TV: CHEESE WIZ

‘The Dresden Files’ fail to spellbind

By Stan Friedman

The best way to enjoy “The Dresden Files”—which is based on the fantasy books of Jim Butcher—is as a 14-year-old boy, with low expectations. There are a good number of monsters, though they tend to be too straightforward: like the “skinwalkers” who, um, walk in other people’s skin. There are plots that start out interestingly enough, but ultimately fizzle since the show takes place in a world where magic, sorcery and the like can resolve any situation whenever the writers need a quick fix. There is a “High Council” of wizard overseers for no apparent reason, and there’s a brooding hero with a sad childhood and a superpower bracelet that shields him from death. But, despite his upbringing and talisman, he’s still unable to make the camera like him.
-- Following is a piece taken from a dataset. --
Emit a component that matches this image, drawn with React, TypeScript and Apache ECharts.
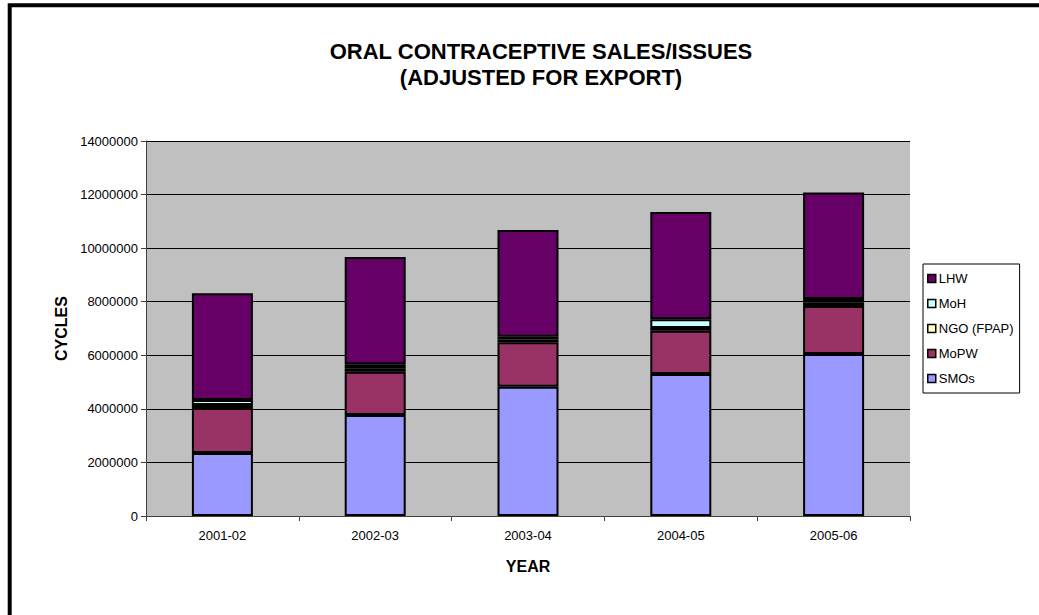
import React, { useEffect, useRef } from "react";
import * as echarts from "echarts";

const categories = ["2001-02", "2002-03", "2003-04", "2004-05", "2005-06"];
const smos = [2350000, 3770000, 4830000, 5300000, 6050000];
const mopw = [1680000, 1620000, 1660000, 1620000, 1790000];
const ngo = [110000, 130000, 100000, 100000, 120000];
const moh = [190000, 150000, 100000, 330000, 140000];
const lhw = [3990000, 4000000, 3990000, 4000000, 3980000];
const legendOrder = ["LHW", "MoH", "NGO (FPAP)", "MoPW", "SMOs"];

const FONT = 'Arial, "Liberation Sans", sans-serif';

export default function App() {
  const ref = useRef<HTMLDivElement>(null);
  useEffect(() => {
    if (!ref.current) return;
    const chart = echarts.init(ref.current, null, { renderer: "svg" });
    const mk = (name: string, data: number[], color: string) => ({
      name,
      type: "bar",
      stack: "total",
      data,
      barWidth: 61,
      itemStyle: { color, borderColor: "#000", borderWidth: 2 },
      emphasis: { disabled: true },
    });
    chart.setOption({
      animation: false,
      backgroundColor: "#fff",
      textStyle: { fontFamily: FONT },
      title: {
        text: "ORAL CONTRACEPTIVE SALES/ISSUES\n(ADJUSTED FOR EXPORT)",
        left: 536,
        top: 33,
        textAlign: "center",
        textStyle: { fontFamily: FONT, fontSize: 22, fontWeight: "bold", color: "#000", lineHeight: 26 },
      },
      graphic: [
        {
          type: "rect",
          shape: { x: 9.7, y: 5.3, width: 1200, height: 800 },
          style: { fill: "none", stroke: "#000", lineWidth: 4 },
          silent: true,
        },
      ],
      legend: {
        orient: "vertical",
        left: 923,
        top: 264,
        data: legendOrder,
        itemWidth: 8,
        itemHeight: 8,
        itemGap: 12,
        padding: [8, 6, 8, 4],
        borderColor: "#000",
        borderWidth: 1,
        backgroundColor: "#fff",
        icon: "rect",
        itemStyle: { borderWidth: 1.5, borderColor: "#000" },
        textStyle: { fontFamily: FONT, fontSize: 13, color: "#000", padding: [0, 0, 0, -2] },
      },
      grid: {
        left: 146,
        right: 129,
        top: 141,
        bottom: 99,
        show: true,
        backgroundColor: "#c0c0c0",
        borderWidth: 0,
      },
      xAxis: {
        type: "category",
        data: categories,
        name: "YEAR",
        nameLocation: "middle",
        nameGap: 42,
        nameTextStyle: { fontFamily: FONT, fontSize: 16, fontWeight: "bold", color: "#000" },
        axisLine: { lineStyle: { color: "#404040", width: 1 } },
        axisTick: { show: true, length: 5, lineStyle: { color: "#404040" } },
        axisLabel: { fontFamily: FONT, fontSize: 13, color: "#000", margin: 13 },
      },
      yAxis: {
        type: "value",
        min: 0,
        max: 14000000,
        interval: 2000000,
        name: "CYCLES",
        nameLocation: "middle",
        nameGap: 71,
        nameRotate: 90,
        nameTextStyle: { fontFamily: FONT, fontSize: 16, fontWeight: "bold", color: "#000" },
        axisLine: { show: true, lineStyle: { color: "#404040", width: 1 } },
        axisTick: { show: true, length: 5, lineStyle: { color: "#404040" } },
        axisLabel: {
          fontFamily: FONT,
          fontSize: 13,
          color: "#000",
          margin: 8,
          formatter: (v: number) => String(v),
        },
        splitLine: { show: true, lineStyle: { color: "#000", width: 1 } },
      },
      series: [
        mk("SMOs", smos, "#9999ff"),
        mk("MoPW", mopw, "#993366"),
        mk("NGO (FPAP)", ngo, "#ffffcc"),
        mk("MoH", moh, "#ccffff"),
        mk("LHW", lhw, "#660066"),
      ],
    });
    return () => chart.dispose();
  }, []);
  return (
    <div
      ref={ref}
      style={{ position: "absolute", left: 0, top: 0, width: 1039, height: 615 }}
    />
  );
}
If you are a wizard and your first name is Harry, it’s best to have been born in England, where at least you stand the chance of getting into a good school (like Hogwarts) and going on to do fine acts of heraldry. Harry Dresden had the bad luck of growing up in Atlantic City and ultimately becoming a lowly private detective in Chicago. He has the only ad in the Yellow Pages under “Wizards” yet business is pretty slow. British actor Paul Blackthorne, best known in the United States as the terrorist Stephen Saunders on “24,” stumbles his way through the role. He’s a poor man’s Harrison Ford: Handsome at some angles, goofy looking at others with an unfortunate receding hairline; a ladies’ man, though the ladies tend to be possessed by spirits, downtrodden or just plain mean.

The most satisfying facet of the series is that it re-introduces the long lost plot device of the manservant (Batman’s butler Alfred being the prototype). The manservant’s role is to aid a heroic, younger boss by using of intellectual prowess but never leaving home and remaining mostly invisible to outsiders. Harry’s helper is the spirit of an ancient alchemist named Bob. In the Butcher books, Bob is a talking skull. Here, he is fully limbed and played by, of all people, Broadway star Terrence Mann (the original Rum Tum Tugger in Cats). It’s good camp casting in a show that’s nowhere campy enough for its own good.